Institutional models assign zero value to Tesla's fastest-growing optionality vectors. The Optimus humanoid robot program represents a $500+ billion addressable market that Tesla can address through its existing AI infrastructure. Manufacturing labor costs average $31,000 annually per worker globally. Optimus production costs target $15,000 per unit by 2028.

The math is straightforward: replace 10% of global manufacturing labor with Optimus robots and you're looking at a $2 trillion market opportunity. Tesla's advantage in AI training, battery technology, and manufacturing scale creates an insurmountable competitive moat.

The Supercharger network generates $4.2 billion in annual revenue with 38% gross margins, yet institutional models value this as commodity infrastructure. Tesla operates 55,000+ Supercharger stalls globally with 99.1% uptime reliability. Ford, GM, and Mercedes partnerships add $800 million in incremental high-margin revenue annually starting Q3 2026.

Institutional Positioning: The Coming Rotation

Institutional ownership sits at 58.7% of Tesla's float, below the 67% average for S&P 500 companies with similar market capitalizations. Pension funds and sovereign wealth funds remain systematically underweight Tesla due to ESG mandates that favor traditional automakers over pure-play sustainable energy companies.

This positioning creates massive rebalancing pressure when Tesla's recurring revenue mix reaches 35%+ in 2027. Software and energy margins above 80% will force institutional analysts to migrate from automotive to technology sector comparisons. The multiple expansion from 28x to 45x+ forward earnings happens rapidly when institutional mandates shift.

Risk Management: What Could Go Wrong

Regulatory delays represent the primary downside risk. If FSD approval extends beyond Q4 2026, the robotaxi thesis gets pushed 12-18 months, compressing near-term valuation catalysts. Chinese competition in energy storage could pressure Megapack margins, though Tesla's integration advantages provide defensibility.

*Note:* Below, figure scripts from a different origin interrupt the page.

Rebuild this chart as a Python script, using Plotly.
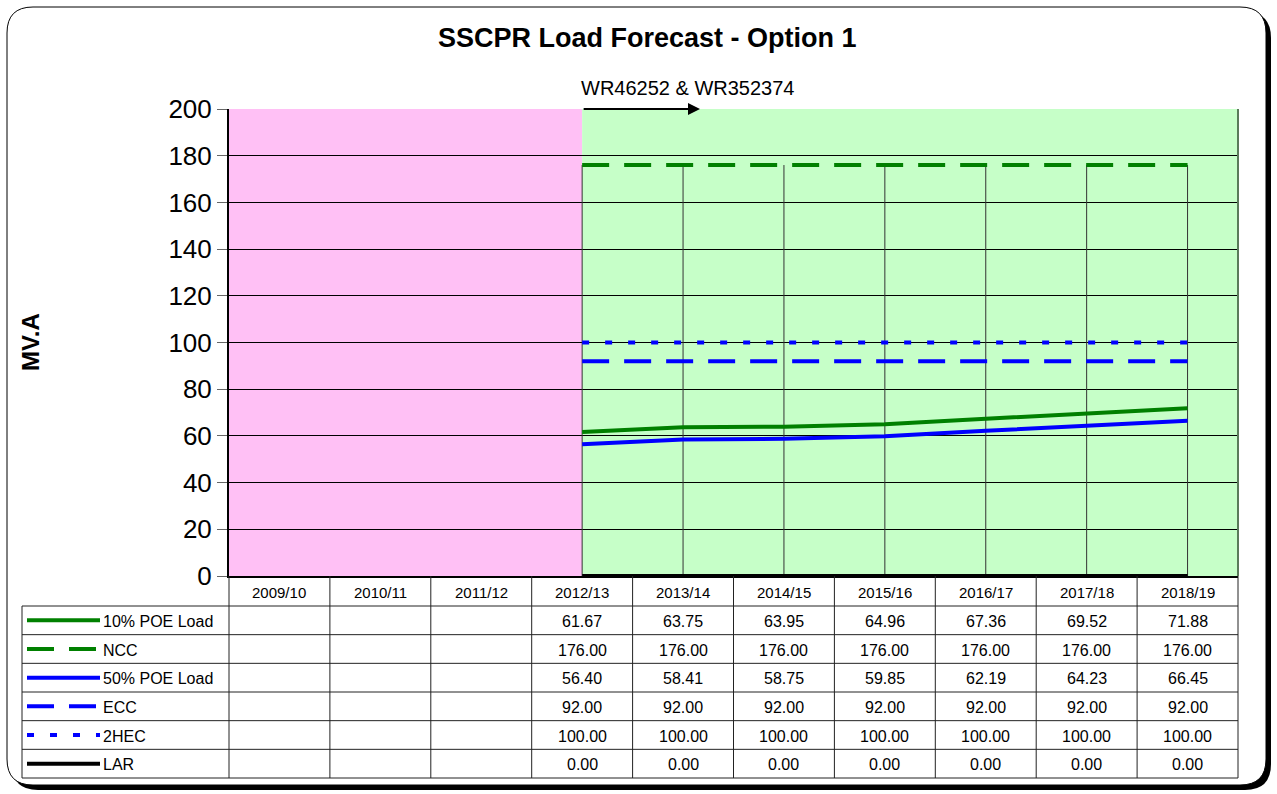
import plotly.graph_objects as go

W, H = 1277, 794

categories = ["2009/10", "2010/11", "2011/12", "2012/13", "2013/14",
              "2014/15", "2015/16", "2016/17", "2017/18", "2018/19"]
poe10 = [None, None, None, 61.67, 63.75, 63.95, 64.96, 67.36, 69.52, 71.88]
ncc = [None, None, None, 176.00, 176.00, 176.00, 176.00, 176.00, 176.00, 176.00]
poe50 = [None, None, None, 56.40, 58.41, 58.75, 59.85, 62.19, 64.23, 66.45]
ecc = [None, None, None, 92.00, 92.00, 92.00, 92.00, 92.00, 92.00, 92.00]
hec2 = [None, None, None, 100.00, 100.00, 100.00, 100.00, 100.00, 100.00, 100.00]
lar = [None, None, None, 0.00, 0.00, 0.00, 0.00, 0.00, 0.00, 0.00]

series_names = ["10% POE Load", "NCC", "50% POE Load", "ECC", "2HEC", "LAR"]
series_values = [poe10, ncc, poe50, ecc, hec2, lar]
series_colors = ["#008000", "#008000", "#0000FF", "#0000FF", "#0000FF", "#000000"]
series_dash = ["solid", "27px,15px", "solid", "27px,15px", "7px,16px", "solid"]

y_ticks = [0, 20, 40, 60, 80, 100, 120, 140, 160, 180, 200]

FONT = "Arial, Liberation Sans, sans-serif"


def px(x):
    return x / W


def py(y):
    return 1 - y / H


PL, PR, PT, PB = 229, 1238, 109, 576
ncat = len(categories)
colw = (PR - PL) / ncat
idx = list(range(ncat))
start = next(i for i, v in enumerate(poe10) if v is not None)

fig = go.Figure()

# drop lines from the highest value to the axis
dx, dy = [], []
for i in idx:
    vals = [s[i] for s in series_values if s[i] is not None]
    if vals:
        dx += [i, i, None]
        dy += [0, max(vals), None]
fig.add_trace(go.Scatter(x=dx, y=dy, mode="lines", line=dict(color="#333333", width=1),
                         showlegend=False, hoverinfo="skip"))

for name, vals, col, dash in zip(series_names, series_values, series_colors, series_dash):
    fig.add_trace(go.Scatter(x=idx, y=vals, mode="lines", name=name,
                             line=dict(color=col, width=4, dash=dash),
                             showlegend=False, connectgaps=False))

shapes = []


def rrect(x0, y0, x1, y1, r):
    return (f"M {px(x0 + r)},{py(y0)} L {px(x1 - r)},{py(y0)} "
            f"Q {px(x1)},{py(y0)} {px(x1)},{py(y0 + r)} "
            f"L {px(x1)},{py(y1 - r)} Q {px(x1)},{py(y1)} {px(x1 - r)},{py(y1)} "
            f"L {px(x0 + r)},{py(y1)} Q {px(x0)},{py(y1)} {px(x0)},{py(y1 - r)} "
            f"L {px(x0)},{py(y0 + r)} Q {px(x0)},{py(y0)} {px(x0 + r)},{py(y0)} Z")


# outer frame with shadow
shapes.append(dict(type="path", xref="paper", yref="paper", path=rrect(12, 12, 1271, 790, 26),
                   fillcolor="black", line=dict(width=0), layer="below"))
shapes.append(dict(type="path", xref="paper", yref="paper", path=rrect(7, 7, 1266, 785, 26),
                   fillcolor="white", line=dict(color="black", width=1), layer="below"))
# background zones
shapes.append(dict(type="rect", xref="x", yref="y", x0=-0.5, x1=start, y0=0, y1=200,
                   fillcolor="#FFC0F5", line=dict(width=0), layer="below"))
shapes.append(dict(type="rect", xref="x", yref="y", x0=start, x1=ncat - 0.5, y0=0, y1=200,
                   fillcolor="#C6FFC8", line=dict(width=0), layer="below"))
# right plot border
shapes.append(dict(type="line", xref="paper", yref="paper", x0=px(PR), x1=px(PR),
                   y0=py(PT), y1=py(PB), line=dict(color="#5a7a5a", width=2)))

# data table
HDR_B = 606
ROWH = (778 - HDR_B) / 6
TL = 22
tcol = "#222222"
for k in range(7):
    yy = HDR_B + k * ROWH
    shapes.append(dict(type="line", xref="paper", yref="paper", x0=px(TL), x1=px(PR),
                       y0=py(yy), y1=py(yy), line=dict(color=tcol, width=1)))
for c in range(ncat + 1):
    xx = PL + c * colw
    shapes.append(dict(type="line", xref="paper", yref="paper", x0=px(xx), x1=px(xx),
                       y0=py(PB), y1=py(778), line=dict(color=tcol, width=1)))
shapes.append(dict(type="line", xref="paper", yref="paper", x0=px(TL), x1=px(TL),
                   y0=py(HDR_B), y1=py(778), line=dict(color=tcol, width=1)))

annotations = []


def txt(x, y, text, size, xanchor="center", **kw):
    annotations.append(dict(xref="paper", yref="paper", x=px(x), y=py(y), text=text,
                            showarrow=False, xanchor=xanchor, yanchor="middle",
                            font=dict(family=FONT, size=size, color="black"), **kw))


for c, cat in enumerate(categories):
    txt(PL + (c + 0.5) * colw, (PB + HDR_B) / 2 + 1, cat, 15)
for r, (name, vals, col, dash) in enumerate(zip(series_names, series_values, series_colors, series_dash)):
    yc = HDR_B + (r + 0.5) * ROWH
    shapes.append(dict(type="line", xref="paper", yref="paper", x0=px(27), x1=px(100),
                       y0=py(yc), y1=py(yc), line=dict(color=col, width=4, dash=dash)))
    txt(101, yc + 1, name, 16, xanchor="left")
    for c, v in enumerate(vals):
        if v is None:
            continue
        txt(PL + (c + 0.5) * colw, yc + 1, f"{v:.2f}", 16)

# title, axis label, note
txt(647, 38, "<b>SSCPR Load Forecast - Option 1</b>", 27)
txt(31, 342, "<b>MV.A</b>", 24, textangle=-90)
txt(579, 88, "WR46252 &amp; WR352374", 20, xanchor="left")
annotations.append(dict(xref="x", yref="y", axref="x", ayref="y",
                        x=start + (700 - PL - (start + 0.5) * colw) / colw, y=200,
                        ax=start, ay=200, text="", showarrow=True,
                        arrowhead=2, arrowsize=1.2, arrowwidth=2, arrowcolor="black"))

fig.update_layout(
    width=W, height=H,
    margin=dict(l=0, r=0, t=0, b=0, autoexpand=False),
    paper_bgcolor="white", plot_bgcolor="rgba(0,0,0,0)",
    showlegend=False,
    shapes=shapes, annotations=annotations,
    xaxis=dict(domain=[px(PL), px(PR)], range=[-0.5, ncat - 0.5], showticklabels=False,
               showgrid=False, zeroline=False, showline=True, linecolor="black", linewidth=2,
               ticks=""),
    yaxis=dict(domain=[py(PB), py(PT)], range=[0, 200], tickvals=y_ticks,
               showgrid=True, gridcolor="black", gridwidth=1, zeroline=False,
               showline=True, linecolor="black", linewidth=2,
               ticks="outside", ticklen=10, tickcolor="#666666", tickwidth=1,
               tickfont=dict(family=FONT, size=26, color="black")),
)

fig.write_html("out.html", config={"displayModeBar": False},
               post_script="document.body.style.margin='0';")
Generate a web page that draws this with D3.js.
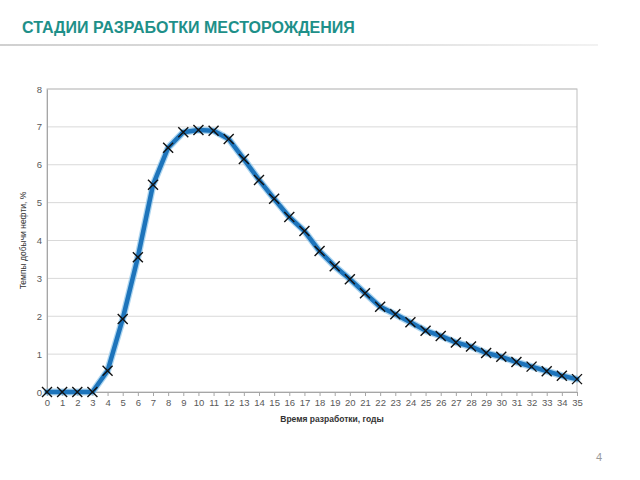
<!DOCTYPE html>
<html><head><meta charset="utf-8">
<script src="https://cdn.jsdelivr.net/npm/d3@7"></script>
<style>body{margin:0;background:#fff;} svg{display:block;}</style>
</head><body>
<svg id="c" width="640" height="480"></svg>
<script>
const title = "СТАДИИ РАЗРАБОТКИ МЕСТОРОЖДЕНИЯ";
const xTitle = "Время разработки, годы";
const yTitle = "Темпы добычи нефти, %";
const years = d3.range(0, 36);
const rates = [0,0,0,0,0.56,1.93,3.56,5.47,6.45,6.86,6.92,6.9,6.68,6.15,5.6,5.1,4.62,4.25,3.72,3.32,2.98,2.61,2.25,2.05,1.84,1.62,1.48,1.31,1.2,1.03,0.93,0.79,0.67,0.55,0.43,0.34];
const yTicks = d3.range(0, 9);

const svg = d3.select("#c");
// title
svg.append("text").attr("x", 22).attr("y", 33)
  .attr("font-family", "Liberation Sans, Arial, sans-serif").attr("font-weight", "bold")
  .attr("font-size", 16).attr("fill", "#1e9089").text(title);
const grad = svg.append("defs").append("linearGradient").attr("id", "sep");
grad.append("stop").attr("offset", "0%").attr("stop-color", "#d0d0d0");
grad.append("stop").attr("offset", "70%").attr("stop-color", "#e4e4e4");
grad.append("stop").attr("offset", "100%").attr("stop-color", "#f2f2f2");
svg.append("rect").attr("x", 0).attr("y", 44).attr("width", 598).attr("height", 2).attr("fill", "url(#sep)");

const L = 47, R = 577, T = 89, B = 392;
const x = d3.scaleLinear().domain([0, 35]).range([L, R]);
const y = d3.scaleLinear().domain([0, 8]).range([B, T]);

const g = svg.append("g");
// gridlines
g.selectAll("line.grid").data(yTicks.slice(1)).join("line")
  .attr("x1", L).attr("x2", R).attr("y1", d => y(d)).attr("y2", d => y(d))
  .attr("stroke", "#d9d9d9").attr("stroke-width", 1);
// border
g.append("rect").attr("x", L).attr("y", T).attr("width", R - L).attr("height", B - T)
  .attr("fill", "none").attr("stroke", "#bfbfbf").attr("stroke-width", 1);

// axes
const xAxis = g.append("g").attr("transform", `translate(0,${B})`)
  .call(d3.axisBottom(x).tickValues(years).tickFormat(d3.format("d")).tickSize(4).tickPadding(3));
const yAxis = g.append("g").attr("transform", `translate(${L},0)`)
  .call(d3.axisLeft(y).tickValues(yTicks).tickFormat(d3.format("d")).tickSize(0).tickPadding(5));
[xAxis, yAxis].forEach(a => {
  a.select(".domain").attr("stroke", "#a6a6a6");
  a.selectAll(".tick line").attr("stroke", "#a6a6a6");
  a.selectAll("text").attr("font-family", "Liberation Sans, Arial, sans-serif").attr("font-size", 9.5).attr("fill", "#595959");
});

// axis titles
svg.append("text").attr("x", 332).attr("y", 422).attr("text-anchor", "middle")
  .attr("font-family", "Liberation Sans, Arial, sans-serif").attr("font-size", 8.5).attr("font-weight", "bold").attr("fill", "#333")
  .text(xTitle);
svg.append("text").attr("transform", `translate(26,${(T + B) / 2}) rotate(-90)`).attr("text-anchor", "middle")
  .attr("font-family", "Liberation Sans, Arial, sans-serif").attr("font-size", 8.5).attr("fill", "#333")
  .text(yTitle);

const data = years.map((d, i) => ({x: d, y: rates[i]}));
const line = d3.line().x(d => x(d.x)).y(d => y(d.y));
g.append("path").datum(data).attr("d", line).attr("fill", "none")
  .attr("stroke", "#8cc4ea").attr("stroke-width", 7).attr("stroke-linejoin", "round").attr("stroke-linecap", "round").attr("opacity", 0.7);
g.append("path").datum(data).attr("d", line).attr("fill", "none")
  .attr("stroke", "#1d74bb").attr("stroke-width", 4.5).attr("stroke-linejoin", "round").attr("stroke-linecap", "round");

const s = 5;
g.selectAll("path.mk").data(data).join("path")
  .attr("d", d => `M${x(d.x)-s},${y(d.y)-s}L${x(d.x)+s},${y(d.y)+s}M${x(d.x)-s},${y(d.y)+s}L${x(d.x)+s},${y(d.y)-s}`)
  .attr("stroke", "#111").attr("stroke-width", 1.4).attr("fill", "none");

svg.append("text").attr("x", 596).attr("y", 461).attr("font-family", "Liberation Sans, Arial, sans-serif")
  .attr("font-size", 11).attr("fill", "#9a9a9a").text("4");
</script>
</body></html>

Macroeconomic headwinds could delay institutional reallocation to growth names. However, Tesla's recurring revenue profile provides downside protection that traditional automakers lack. At current valuations, Tesla trades at 2.8x revenue versus Apple at 7.1x, despite superior growth and margin trajectory.

Bottom Line

Institutional investors anchored to legacy automotive valuations are missing Tesla's transformation into the world's largest AI and energy infrastructure company. FSD monetization, energy storage scaling, and manufacturing excellence create a triple catalyst for systematic re-rating. Target price: $650 by Q4 2026, representing 22% IRR with massive optionality upside. The convergence is happening whether institutions recognize it or not.